Still managing just to hold onto my schedule, I have two books in this picture left to finish (I’ve started “Miguel Street” and I’ve managed to get nicely ahead of my TBR challenge plan. I do need to say however about this book that I was very wrong when I used to say, airily, “Oh, I don’t read books about Africa”. Oh dear. This usually meant Africa south of the countries along the northern edge, and didn’t include the No 1 Ladies’ Detective Agency series. And over the years, I did read a few books set all or partly in Africa (“Americanah” for instance. This was mainly down, to be fair to me, to my perception of the habit of publishers to share in my market mainly books that featured bloody and violent conflict (similarly to the idea that there must be Icelandic books published that are not noir, but not that many reach us). However much I know we must not look away from bloody and violent conflict, especially that caused essentially by colonialism, I also have issues with reading and watching violent content. However, I was OK reading about Partition in India, just about. And I think I did have a sea-change and change of heart after reading “Roots” with its horrific scenes. And then, of course, it turns out that books about Africa are not all about bloody and violent conflict anyway (thanks, unconscious bias and stereotyping) and I really should have read this amazing 1970s classic earlier. Anyway, confession over, I bought this book in July this year in my Book Token Splurge, having seen Emecheta’s work featured on a TV programme about African writers a few months previously.

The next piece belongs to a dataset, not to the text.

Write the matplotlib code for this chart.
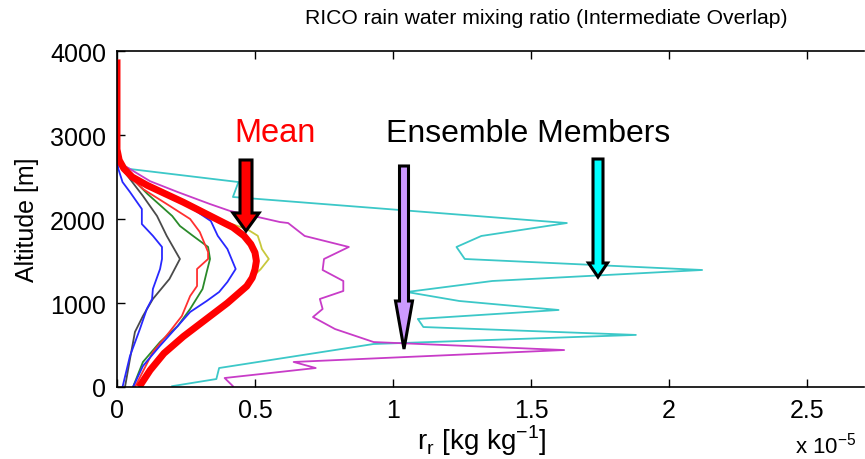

Buchi Emecheta – “Second-Class Citizen”

(01 July 2021)

They were kind, those women in the ward. For the first few days, when Adah was deciding whether it was worth struggling to hold on to this life, those women kept showing her many things. They seemed to be telling her to look around her, that there were still many beautiful things to be seen which she had not seen, that there were still several joys to be experienced which she had not yet experienced, that she was still young, that her whole life was still ahead of her. (p. 115)

This 1974 novel is of course as brutal and psychologically horrific as any narrative of war in its way. But it’s also powerful, enchanting and very readable. Adah, a Nigerian Igbo woman, having had a tricky start in life, getting herself as educated as she could do through various means and wanting to become a librarian, marries young and manages to use the family dynamics of her in-laws to ensure that when her husband, Francis, travels to London to “study”, she accompanies him. Francis is a terrible waster, refusing to work or even study properly, quick to strike out physically or verbally and messing around with other women (this is staged as a practice to relieve her when she’s had one of their many children). She has to use all her wits and guile to get a job, get housing – it’s set in the 1960s and racial prejudice is still rife, so she’s refused housing when people find out she’s Black, and with two, then three, then four children – and work out how to operate in this strange, unemotional land, where you certainly don’t make up a stompy revenge song and dance if someone annoys you. Things get worse when she tries to access contraception so she can stop popping out a baby a year, and finds she has to have Francis’ signature to get it.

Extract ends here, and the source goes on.